Records with drawing code:
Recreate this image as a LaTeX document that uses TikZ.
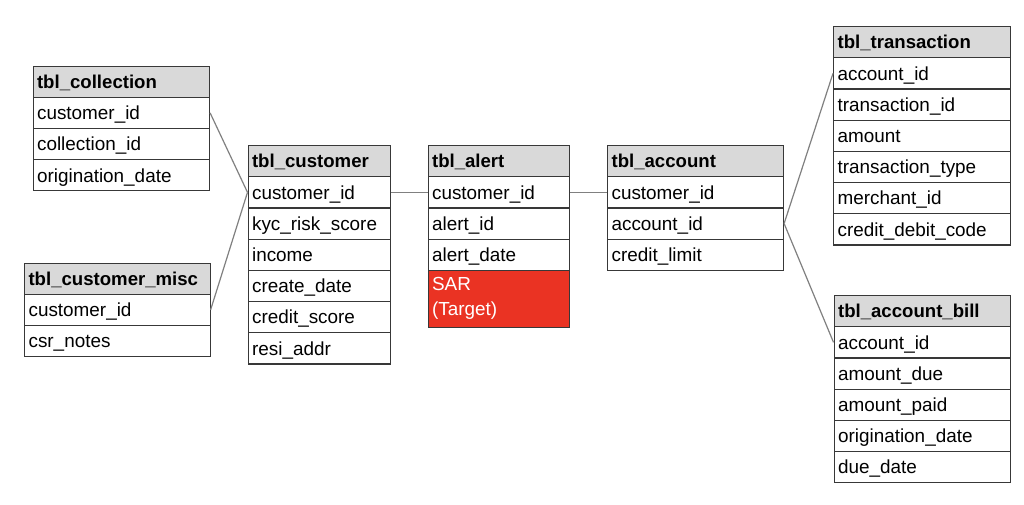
\documentclass[tikz,border=0pt]{standalone}
\usepackage{fontspec}
\setmainfont{Liberation Sans}
\newcommand\tabfont{\fontsize{18.9}{25}\selectfont}
\newcommand\hdrfont{\fontsize{18.6}{25}\selectfont\bfseries}
\definecolor{bordercol}{HTML}{383838}
\definecolor{hdrgray}{HTML}{D9D9D9}
\definecolor{linkgray}{HTML}{808080}
\definecolor{sarred}{HTML}{EA3323}
\tikzset{
  cell/.style={draw=bordercol, line width=1.1pt, anchor=north west, inner xsep=4pt, inner ysep=0pt,
    minimum height=31.2pt, align=left, font=\tabfont, text=black},
  onel/.style={text height=13.5pt, text depth=0pt},
  hdr/.style={cell, onel, fill=hdrgray, font=\hdrfont},
  rowbox/.style={cell, onel, fill=white},
  sarbox/.style={cell, fill=sarred, text=white, minimum height=57pt},
  link/.style={draw=linkgray, line width=1.2pt}
}
\newcommand\dbtable[6]{%
  \pgfmathsetlengthmacro\tw{#4pt-8pt}%
  \node[hdr, text width=\tw] (#1-0) at (#2,#3) {#5};
  \foreach \r [count=\i] in {#6} {
    \node[rowbox, text width=\tw] (#1-\i) at (#2,{#3+31.2*\i}) {\r};
  }
}
\begin{document}
\begin{tikzpicture}[x=1pt,y=-1pt]
\useasboundingbox[fill=white] (0,0) rectangle (1024,504);
\dbtable{col}{32.5}{65.5}{176.5}{tbl\_collection}{customer\_id,collection\_id,origination\_date}
\dbtable{misc}{24}{262.5}{185.5}{tbl\_customer\_misc}{customer\_id,csr\_notes}
\dbtable{cus}{247.5}{145}{142}{tbl\_customer}{customer\_id,kyc\_risk\_score,income,create\_date,credit\_score,resi\_addr}
\dbtable{al}{427.5}{145}{141.5}{tbl\_alert}{customer\_id,alert\_id,alert\_date}
\pgfmathsetlengthmacro\tw{141.5pt-8pt}
\node[sarbox, text width=\tw] (al-4) at (427.5,{145+31.2*4}) {SAR\\(Target)};
\dbtable{acc}{607}{145}{176}{tbl\_account}{customer\_id,account\_id,credit\_limit}
\dbtable{tr}{833}{26}{176.5}{tbl\_transaction}{account\_id,transaction\_id,amount,transaction\_type,merchant\_id,credit\_debit\_code}
\dbtable{bill}{833.5}{295}{176}{tbl\_account\_bill}{account\_id,amount\_due,amount\_paid,origination\_date,due\_date}
\draw[link] (col-1.east) -- (cus-1.west);
\draw[link] (misc-1.east) -- (cus-1.west);
\draw[link] (cus-1.east) -- (al-1.west);
\draw[link] (al-1.east) -- (acc-1.west);
\draw[link] (acc-2.east) -- (tr-1.west);
\draw[link] (acc-2.east) -- (bill-1.west);
\end{tikzpicture}
\end{document}
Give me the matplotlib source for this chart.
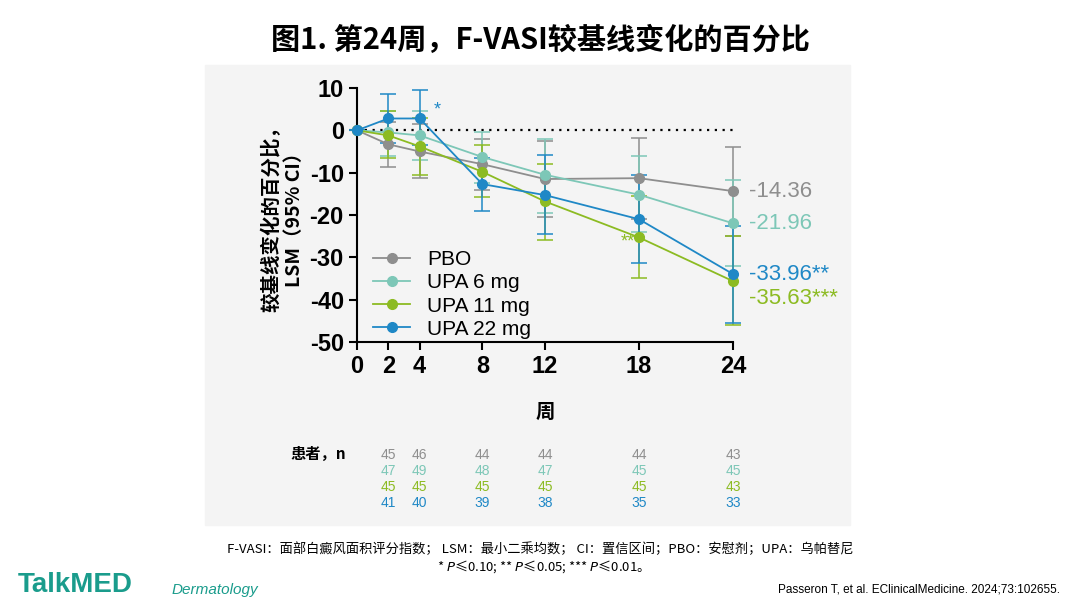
import matplotlib.pyplot as plt
from matplotlib.patches import Rectangle
from matplotlib.lines import Line2D

plt.rcParams['font.family'] = ['Liberation Sans', 'Noto Sans CJK SC']
plt.rcParams['axes.unicode_minus'] = False

weeks = [0, 2, 4, 8, 12, 18, 24]
names = ['PBO', 'UPA 6 mg', 'UPA 11 mg', 'UPA 22 mg']
colours = ['#8e8e8e', '#7dc7b7', '#8cbb22', '#1f88c6']
pbo = [0, -3.3, -5.0, -8.0, -11.5, -11.3, -14.36]
pbo_lo = [0, -8.7, -11.2, -14.0, -20.5, -21.0, -25.0]
pbo_hi = [0, 2.0, 1.5, -2.0, -2.5, -1.8, -4.0]
upa6 = [0, -0.5, -1.2, -6.3, -10.5, -15.2, -21.96]
upa6_lo = [0, -6.0, -7.0, -12.5, -19.5, -24.0, -32.0]
upa6_hi = [0, 4.5, 4.5, -0.5, -2.0, -6.0, -11.8]
upa11 = [0, -1.2, -3.8, -9.8, -16.8, -25.3, -35.63]
upa11_lo = [0, -6.5, -10.5, -15.8, -25.8, -34.8, -46.0]
upa11_hi = [0, 4.5, 3.0, -3.5, -8.0, -15.5, -25.0]
upa22 = [0, 2.8, 2.8, -12.7, -15.3, -21.0, -33.96]
upa22_lo = [0, -3.0, -3.5, -19.0, -24.5, -31.3, -45.5]
upa22_hi = [0, 8.5, 9.5, -6.5, -5.8, -10.5, -22.5]
end_labels = ['-14.36', '-21.96', '-35.63***', '-33.96**']
end_label_y = [-14.36, -21.96, -39.8, -34.0]
n_rows = [[45, 46, 44, 44, 44, 43], [47, 49, 48, 47, 45, 45],
          [45, 45, 45, 45, 45, 43], [41, 40, 39, 38, 35, 33]]

series = [(pbo, pbo_lo, pbo_hi), (upa6, upa6_lo, upa6_hi),
          (upa11, upa11_lo, upa11_hi), (upa22, upa22_lo, upa22_hi)]

fig = plt.figure(figsize=(10.8, 6.08), dpi=100)
fig.patches.append(Rectangle((205/1080, 1-525/608), 645/1080, 460/608,
                             transform=fig.transFigure, color='#f4f4f4', zorder=-10))
fig.text(0.5, 1-40/608, '图1. 第24周，F-VASI较基线变化的百分比', ha='center', va='center',
         fontsize=21, fontweight='bold', family=['Noto Sans CJK SC'])

ax = fig.add_axes([357/1080, 1-342/608, 376/1080, 254/608])
ax.set_facecolor('none')
for (y, lo, hi), c in zip(series, colours):
    err = [[v - l for v, l in zip(y, lo)], [h - v for v, h in zip(y, hi)]]
    ax.errorbar(weeks, y, yerr=err, color=c, marker='o', ms=7, lw=1.3, elinewidth=1.1,
                capsize=6, capthick=1.1, clip_on=False, zorder=3)
ax.axhline(0, color='black', ls=(0, (1, 2.5)), lw=1.6, zorder=1)
ax.set_xlim(0, 24)
ax.set_ylim(-50, 10)
ax.set_xticks(weeks)
ax.set_yticks(range(-50, 11, 10))
ax.tick_params(labelsize=17, width=1.5, length=6)
for t in ax.get_xticklabels() + ax.get_yticklabels():
    t.set_fontweight('bold')
ax.spines['top'].set_visible(False)
ax.spines['right'].set_visible(False)
ax.spines['left'].set_linewidth(1.5)
ax.spines['bottom'].set_linewidth(1.5)
ax.set_ylabel('较基线变化的百分比，\nLSM（95% CI）', fontsize=14, fontweight='bold', labelpad=4,
              family=['Noto Sans CJK SC'])
ax.set_xlabel('周', fontsize=14, fontweight='bold', labelpad=18, family=['Noto Sans CJK SC'])
for lab, ly, c in zip(end_labels, end_label_y, colours):
    ax.text(25, ly, lab, color=c, fontsize=16, va='center')
ax.text(4.9, 3.8, '*', color=colours[3], fontsize=13)
ax.text(16.8, -27.5, '**', color=colours[2], fontsize=13)
handles = [Line2D([], [], color=c, marker='o', ms=7, lw=1.3) for c in colours]
ax.legend(handles, names, loc='lower left', bbox_to_anchor=(0.02, -0.02), frameon=False,
          fontsize=15, handlelength=1.8, labelspacing=0.2, borderaxespad=0)

fig.text(318/1080, 1-454/608, '患者，n', ha='center', va='center', fontsize=11, fontweight='bold',
         family=['Noto Sans CJK SC'])
for r, (row, c) in enumerate(zip(n_rows, colours)):
    for w, v in zip(weeks[1:], row):
        xp = ax.transData.transform((w, 0))[0] / fig.bbox.width
        fig.text(xp, 1-(455 + 16*r)/608, str(v), ha='center', va='center', fontsize=10, color=c)

fig.text(540/1080, 1-549/608, 'F-VASI：面部白癜风面积评分指数； LSM：最小二乘均数； CI：置信区间；PBO：安慰剂；UPA：乌帕替尼',
         ha='center', va='center', fontsize=9.5, family=['Noto Sans CJK SC'])
fig.text(540/1080, 1-567/608, '* $P$≤0.10; ** $P$≤0.05; *** $P$≤0.01。', ha='center', va='center',
         fontsize=9.5, family=['Noto Sans CJK SC'])
fig.text(18/1080, 1-585/608, 'TalkMED', color='#1a9c8c', fontsize=20, fontweight='bold', va='center')
fig.text(172/1080, 1-590/608, 'Dermatology', color='#1a9c8c', fontsize=11, style='italic', va='center')
fig.text(1060/1080, 1-590/608, 'Passeron T, et al. EClinicalMedicine. 2024;73:102655.', ha='right',
         va='center', fontsize=8.5)

fig.savefig('out.png', dpi=100, facecolor='white')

§ **Task prompt**
Every line above that contains the word "this" should be reported.

§ **Written solution**
Recreate this image as a LaTeX document that uses TikZ.
Give me the matplotlib source for this chart.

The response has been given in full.